Records shown>
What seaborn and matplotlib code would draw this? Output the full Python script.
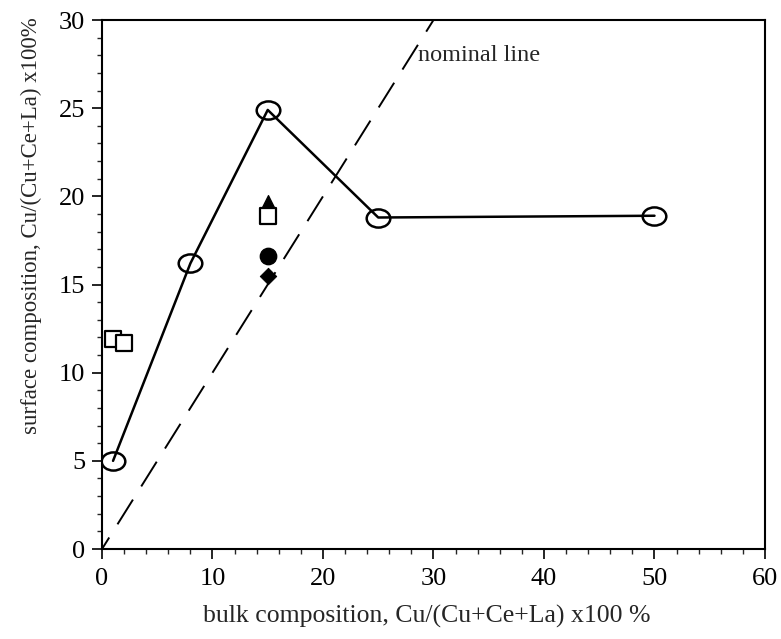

--

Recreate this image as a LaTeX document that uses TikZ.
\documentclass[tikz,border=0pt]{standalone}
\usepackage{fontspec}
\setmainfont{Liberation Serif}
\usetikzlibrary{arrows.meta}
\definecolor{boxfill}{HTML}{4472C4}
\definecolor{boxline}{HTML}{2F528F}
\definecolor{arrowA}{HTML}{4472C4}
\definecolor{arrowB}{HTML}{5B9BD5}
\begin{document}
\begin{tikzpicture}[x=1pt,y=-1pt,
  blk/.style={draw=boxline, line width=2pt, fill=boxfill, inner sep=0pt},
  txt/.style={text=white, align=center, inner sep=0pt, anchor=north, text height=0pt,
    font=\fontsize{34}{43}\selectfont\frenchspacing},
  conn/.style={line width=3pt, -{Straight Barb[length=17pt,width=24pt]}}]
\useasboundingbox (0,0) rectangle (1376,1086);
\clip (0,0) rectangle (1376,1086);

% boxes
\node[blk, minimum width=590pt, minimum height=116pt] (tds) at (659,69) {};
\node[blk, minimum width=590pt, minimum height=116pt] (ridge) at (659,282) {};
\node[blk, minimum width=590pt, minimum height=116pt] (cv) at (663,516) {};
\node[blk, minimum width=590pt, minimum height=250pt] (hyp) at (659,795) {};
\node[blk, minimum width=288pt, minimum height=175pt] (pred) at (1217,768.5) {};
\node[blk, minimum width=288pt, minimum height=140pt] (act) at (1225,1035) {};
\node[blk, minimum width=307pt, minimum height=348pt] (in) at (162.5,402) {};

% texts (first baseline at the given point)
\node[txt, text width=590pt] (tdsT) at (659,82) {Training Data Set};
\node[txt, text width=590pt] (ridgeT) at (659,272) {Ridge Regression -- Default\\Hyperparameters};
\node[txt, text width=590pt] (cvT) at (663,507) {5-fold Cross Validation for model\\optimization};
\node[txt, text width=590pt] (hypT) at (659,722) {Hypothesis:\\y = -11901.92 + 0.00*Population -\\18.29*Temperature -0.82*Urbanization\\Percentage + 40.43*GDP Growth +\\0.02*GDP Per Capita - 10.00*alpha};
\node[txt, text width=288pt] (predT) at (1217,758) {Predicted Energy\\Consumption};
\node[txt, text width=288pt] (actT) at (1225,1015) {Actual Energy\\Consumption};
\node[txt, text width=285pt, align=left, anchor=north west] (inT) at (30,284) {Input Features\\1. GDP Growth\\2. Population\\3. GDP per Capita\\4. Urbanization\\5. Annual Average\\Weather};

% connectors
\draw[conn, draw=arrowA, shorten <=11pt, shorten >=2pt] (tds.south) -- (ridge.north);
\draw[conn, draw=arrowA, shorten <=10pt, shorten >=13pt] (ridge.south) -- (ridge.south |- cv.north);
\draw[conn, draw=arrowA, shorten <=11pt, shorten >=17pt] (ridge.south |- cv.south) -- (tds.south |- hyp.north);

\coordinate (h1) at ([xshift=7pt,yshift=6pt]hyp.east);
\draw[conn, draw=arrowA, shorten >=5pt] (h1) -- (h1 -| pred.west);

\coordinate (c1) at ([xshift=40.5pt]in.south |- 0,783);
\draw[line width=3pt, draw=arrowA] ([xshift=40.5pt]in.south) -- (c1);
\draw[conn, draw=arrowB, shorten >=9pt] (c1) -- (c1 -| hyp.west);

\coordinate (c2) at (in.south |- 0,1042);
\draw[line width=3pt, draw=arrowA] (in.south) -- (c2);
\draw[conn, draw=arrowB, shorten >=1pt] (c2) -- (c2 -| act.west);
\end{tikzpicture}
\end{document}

Problem to work on>
Which lines hold the word "this"? Return all of them from the records above.

Task result>
What seaborn and matplotlib code would draw this? Output the full Python script.
Recreate this image as a LaTeX document that uses TikZ.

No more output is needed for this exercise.